Abstract

We determined experimentally the composition of an incipient partial melt of a garnet lherzolite similar to KLB-1 peridotite at 3 GPa using modified iterative sandwich experiments (MISE). The MISE method enables microbeam analyses of quenched liquids that are in equilibrium at the onset of melting (nominally, 0% melt fraction) with a specified peridotite bulk composition. The equilibrium incipient partial melt is a TiO 2-enriched (2.5 ± 0.2 wt.%) alkali olivine basalt with 44.8 ± 0.2 wt.% SiO 2 and 15.8 ± 0.1 wt.% MgO. Therefore, it has some compositional characteristics similar to a plausible parent to many alkalic oceanic island basalts. But in detail, several key components of this melt are different from parental liquids of typical primitive alkalic OIB, including lower FeO* (9.7 ± 0.1 wt.%) and higher Al 2O 3 (12.7 ± 0.2 wt.%). It is also distinct from basalts derived from the EM and HIMU mantle end-members.

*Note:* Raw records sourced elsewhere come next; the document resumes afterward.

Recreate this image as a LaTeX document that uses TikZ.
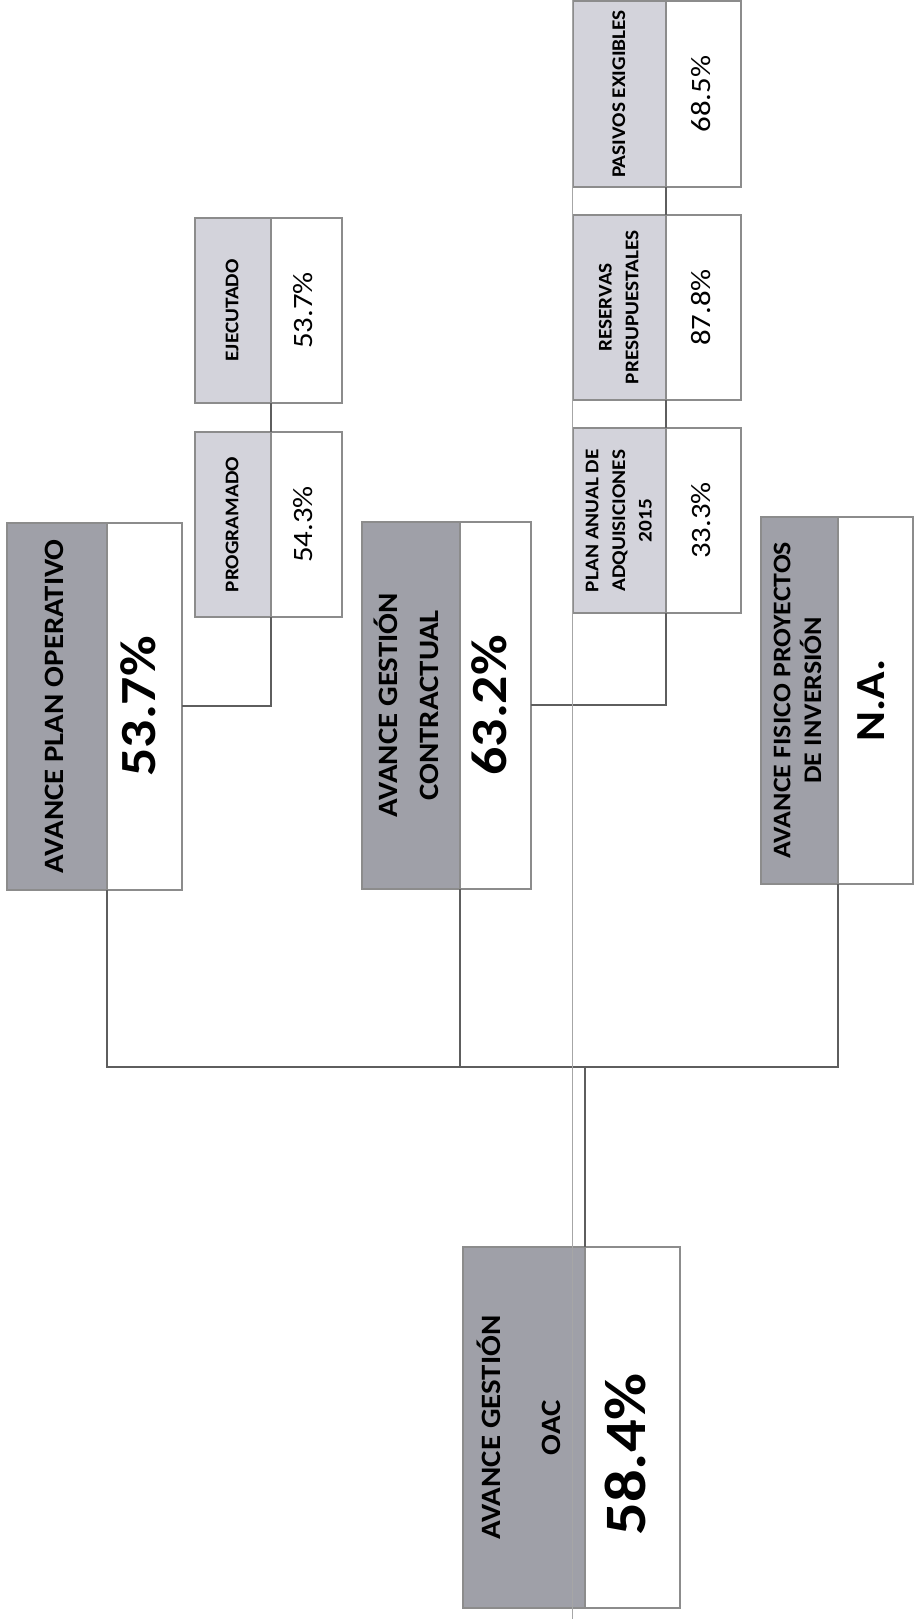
\documentclass[tikz,border=0pt]{standalone}
\usepackage{fontspec}
\setmainfont{Carlito}[FakeStretch=1.1]
\usetikzlibrary{positioning}
\definecolor{hdrgray}{HTML}{9FA0A8}
\definecolor{subgray}{HTML}{D3D3DB}
\definecolor{boxline}{HTML}{8C8C8C}
\definecolor{linkgray}{HTML}{5E5E5E}
\newcommand{\vt}[1]{\rotatebox{90}{\begin{tabular}{@{}c@{}}#1\end{tabular}}}

\begin{document}
\begin{tikzpicture}[x=0.75pt, y=-0.75pt,
    box/.style={draw=boxline, line width=1.3pt, outer sep=0pt, inner sep=0pt},
    head/.style={box, fill=hdrgray, anchor=north west, minimum height=275pt, font=\bfseries\fontsize{21}{25}\selectfont},
    value/.style={box, fill=white, minimum height=275pt, font=\bfseries\fontsize{38}{40}\selectfont},
    subhead/.style={box, fill=subgray, minimum height=139pt, font=\bfseries\fontsize{14.5}{20}\selectfont},
    subvalue/.style={box, fill=white, minimum height=139pt, font=\fontsize{21}{24}\selectfont},
    link/.style={draw=linkgray, line width=1.5pt}]
    \useasboundingbox (0,0) rectangle (914,1619);

    % root
    \node[head, minimum width=91.5pt, minimum height=271pt] (rootH) at (463,1247) {\vt{AVANCE GESTIÓN\\[20pt]OAC}};
    \node[value, minimum width=71pt, minimum height=271pt, font=\bfseries\fontsize{44}{48}\selectfont, right=0pt of rootH] (rootV) {\vt{58.4\%\hspace*{40pt}}};

    % first level
    \node[head, minimum width=75pt] (planH) at (7,523) {\vt{AVANCE PLAN OPERATIVO}};
    \node[value, minimum width=56pt, right=0pt of planH] (planV) {\vt{53.7\%}};
    \node[head, minimum width=73.5pt] (contH) at (362,522) {\vt{AVANCE GESTIÓN\\[6pt]CONTRACTUAL}};
    \node[value, minimum width=53pt, right=0pt of contH] (contV) {\vt{63.2\%}};
    \node[head, minimum width=58pt, font=\bfseries\fontsize{19}{23}\selectfont] (fisH) at (761,517) {\vt{AVANCE FISICO PROYECTOS\\DE INVERSIÓN}};
    \node[value, minimum width=56pt, font=\bfseries\fontsize{31}{34}\selectfont, right=0pt of fisH] (fisV) {\vt{N.A.}};

    % plan operativo
    \node[subhead, anchor=north west, minimum width=57pt] (progH) at (195,432) {\vt{PROGRAMADO}};
    \node[subvalue, minimum width=53pt, right=0pt of progH] (progV) {\vt{54.3\%}};
    \node[subhead, minimum width=57pt, above=21.75pt of progH] (ejecH) {\vt{EJECUTADO}};
    \node[subvalue, minimum width=53pt, right=0pt of ejecH] (ejecV) {\vt{53.7\%}};

    % gestion contractual
    \node[subhead, anchor=north west, minimum width=70pt] (anualH) at (573,428) {\vt{PLAN ANUAL DE\\ADQUISICIONES\\2015}};
    \node[subvalue, minimum width=56pt, right=0pt of anualH] (anualV) {\vt{33.3\%}};
    \node[subhead, minimum width=70pt, above=21pt of anualH] (resH) {\vt{RESERVAS\\PRESUPUESTALES}};
    \node[subvalue, minimum width=56pt, right=0pt of resH] (resV) {\vt{87.8\%}};
    \node[subhead, minimum width=70pt, above=21pt of resH] (pasH) {\vt{PASIVOS EXIGIBLES}};
    \node[subvalue, minimum width=56pt, right=0pt of pasH] (pasV) {\vt{68.5\%}};

    % connectors
    \coordinate (trunkY) at (0,1067);
    \draw[link] (planH.south east) |- (rootH.north east |- trunkY) -| (fisH.south east);
    \draw[link] (contH.south east) -- (contH.south east |- trunkY);
    \draw[link] (rootH.north east) -- (rootH.north east |- trunkY);
    \draw[link] (planV.east) -| (progH.south east);
    \draw[link] (progH.north east) -- (ejecH.south east);
    \draw[link] (contV.east) -| (anualH.south east);
    \draw[link] (anualH.north east) -- (resH.south east);
    \draw[link] (resH.north east) -- (pasH.south east);

    % scan line
    \draw[gray!70, line width=0.5pt] (572,0) -- (572,1619);
\end{tikzpicture}
\end{document}
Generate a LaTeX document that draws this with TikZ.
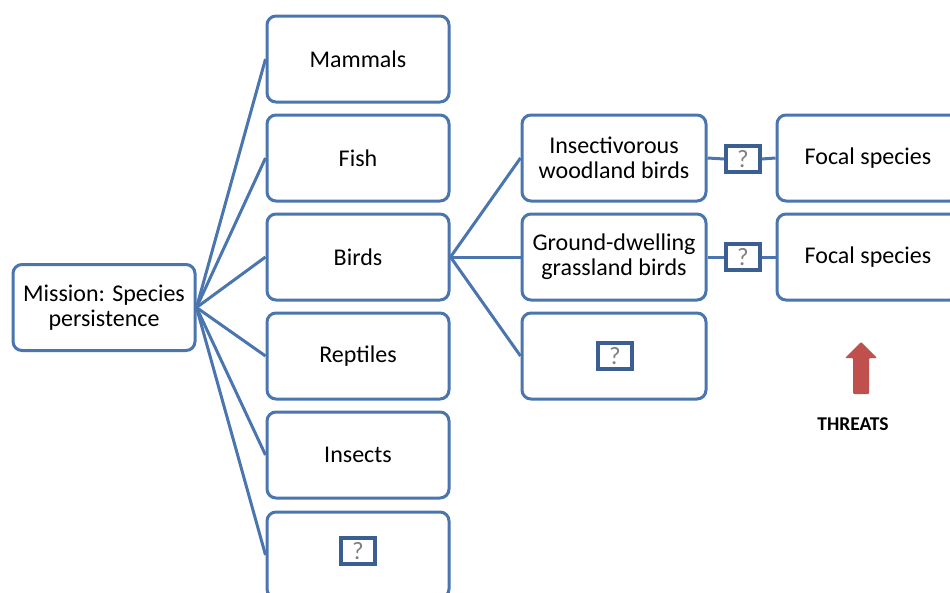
\documentclass[tikz,border=0pt]{standalone}
\usepackage{fontspec}
\setmainfont{Carlito}
\definecolor{boxblue}{RGB}{74,117,175}
\definecolor{qblue}{RGB}{60,95,145}
\definecolor{qgray}{RGB}{128,128,128}
\definecolor{threatred}{RGB}{192,80,77}
\tikzset{
  card/.style={draw=boxblue, line width=3pt, rounded corners=9pt, fill=white,
    minimum width=182pt, minimum height=86pt, align=center, font=\fontsize{24}{25}\selectfont, inner sep=2pt},
  qbox/.style={draw=qblue, line width=3.5pt, fill=white, minimum width=34pt, minimum height=26pt,
    inner sep=0pt, text=qgray, font=\fontsize{25}{25}\selectfont},
  link/.style={draw=boxblue, line width=3pt},
}
\begin{document}
\begin{tikzpicture}[x=1pt,y=-1pt]
\useasboundingbox (0,0) rectangle (950,592);
\clip (0,0) rectangle (950,592);
\node[card] (mission) at (104,307.5) {Mission: Species\\persistence};
\node[card] (mammals) at (358,59) {Mammals};
\node[card] (fish) at (358,158) {Fish};
\node[card] (birds) at (358,257) {Birds};
\node[card] (reptiles) at (358,356) {Reptiles};
\node[card] (insects) at (358,455) {Insects};
\node[card] (other) at (358,555) {};
\node[qbox] (otherq) at (358,551) {?};
\node[card, minimum width=184pt] (insect) at (614,158) {Insectivorous\\woodland birds};
\node[card, minimum width=184pt] (ground) at (614,257) {Ground-dwelling\\grassland birds};
\node[card, minimum width=184pt] (birdother) at (614,356) {};
\node[qbox] (birdq) at (615,356) {?};
\node[card] (focal1) at (868,158) {Focal species};
\node[card] (focal2) at (868,257) {Focal species};
\node[qbox] (q1) at (743,159) {?};
\node[qbox] (q2) at (743,257) {?};
\foreach \t in {mammals,fish,birds,reptiles,insects,other}
  \draw[link] (mission.east) -- (\t.west);
\foreach \t in {insect,ground,birdother}
  \draw[link] (birds.east) -- (\t.west);
\draw[link] (insect.east) -- (q1.west);
\draw[link] (q1.east) -- (focal1.west);
\draw[link] (ground.east) -- (q2.west);
\draw[link] (q2.east) -- (focal2.west);
\fill[threatred, rounded corners=1pt] (861,342) -- (877,358) -- (869,358) -- (869,394) -- (853,394) -- (853,358) -- (845,358) -- cycle;
\node[font=\bfseries\fontsize{19.5}{19.5}\selectfont] (threats) at (853,424) {THREATS};
\end{tikzpicture}
\end{document}
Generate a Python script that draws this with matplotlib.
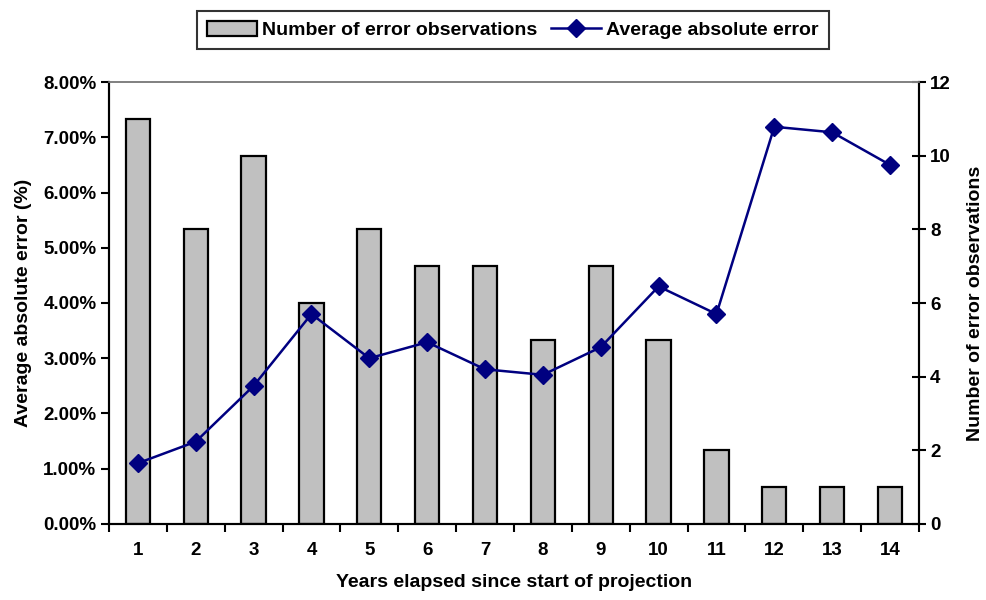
import matplotlib.pyplot as plt
from matplotlib.ticker import FuncFormatter, MultipleLocator
from matplotlib.lines import Line2D
from matplotlib.patches import Patch

years = list(range(1, 15))
error_counts = [11, 8, 10, 6, 8, 7, 7, 5, 7, 5, 2, 1, 1, 1]
avg_abs_error = [1.10, 1.49, 2.50, 3.80, 3.00, 3.29, 2.80, 2.70, 3.20, 4.30, 3.80, 7.19, 7.09, 6.50]

plt.rcParams["font.family"] = ["Liberation Sans", "DejaVu Sans"]
plt.rcParams["font.weight"] = "bold"

TICK_SIZE = 13.5
LABEL_SIZE = 14

fig = plt.figure(figsize=(9.86, 6), dpi=100)
ax_bar = fig.add_axes([0.1105, 0.1267, 0.8215, 0.7366])
ax_line = ax_bar.twinx()

# bars on the base axes, but its scale shown on the right
ax_bar.bar(years, error_counts, width=0.42, color="#C0C0C0",
           edgecolor="black", linewidth=1.6, zorder=2)
ax_bar.set_ylim(0, 12)
ax_bar.set_xlim(0.5, 14.5)
ax_bar.yaxis.set_major_locator(MultipleLocator(2))
ax_bar.yaxis.tick_right()
ax_bar.yaxis.set_label_position("right")
ax_bar.tick_params(axis="y", direction="inout", length=10, width=1.5,
                   labelsize=TICK_SIZE, pad=3)
ax_bar.set_ylabel("Number of error observations", fontsize=LABEL_SIZE,
                  fontweight="bold", labelpad=12)

ax_bar.set_xticks(years)
ax_bar.set_xticks([y + 0.5 for y in range(0, 15)], minor=True)
ax_bar.tick_params(axis="x", which="major", length=0, labelsize=TICK_SIZE, pad=13)
ax_bar.tick_params(axis="x", which="minor", direction="out", length=6, width=1.5)
ax_bar.set_xlabel("Years elapsed since start of projection", fontsize=LABEL_SIZE,
                  fontweight="bold", labelpad=11)

# line on the twin, scale on the left
ax_line.plot(years, avg_abs_error, color="#000080", linewidth=1.8,
             marker="D", markersize=9, zorder=3)
ax_line.set_ylim(0, 8)
ax_line.yaxis.set_major_locator(MultipleLocator(1))
ax_line.yaxis.set_major_formatter(FuncFormatter(lambda v, p: f"{v:.2f}%"))
ax_line.yaxis.tick_left()
ax_line.yaxis.set_label_position("left")
ax_line.tick_params(axis="y", direction="out", length=6, width=1.5,
                    labelsize=TICK_SIZE, pad=3)
ax_line.set_ylabel("Average absolute error (%)", fontsize=LABEL_SIZE,
                   fontweight="bold", labelpad=8)

for a in (ax_bar, ax_line):
    for side in ("left", "right", "bottom"):
        a.spines[side].set_linewidth(1.5)
        a.spines[side].set_color("black")
    a.spines["top"].set_color("#808080")
    a.spines["top"].set_linewidth(1.2)

handles = [
    Patch(facecolor="#C0C0C0", edgecolor="black", linewidth=1.6),
    Line2D([0], [0], color="#000080", linewidth=1.8, marker="D", markersize=9),
]
labels = ["Number of error observations", "Average absolute error"]
leg = fig.legend(handles, labels, loc="upper center", bbox_to_anchor=(0.52, 0.998),
                 ncol=2, fontsize=LABEL_SIZE, frameon=True, fancybox=False,
                 handlelength=2.6, handleheight=0.8, handletextpad=0.25,
                 columnspacing=0.7, borderpad=0.5)
leg.get_frame().set_edgecolor("black")
leg.get_frame().set_linewidth(1.5)

fig.savefig("out.png", dpi=100)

We conclude that the vast majority of alkalic OIB cannot originate from volatile-poor partial melting of garnet peridotite at the base of the oceanic lithosphere unless there are contributions from non-peridotitic lithologies and/or enrichment in volatiles, iron, or other metasomatic components, and that such lithologic heterogeneities are intrinsic features of the HIMU and EM mantle reservoirs.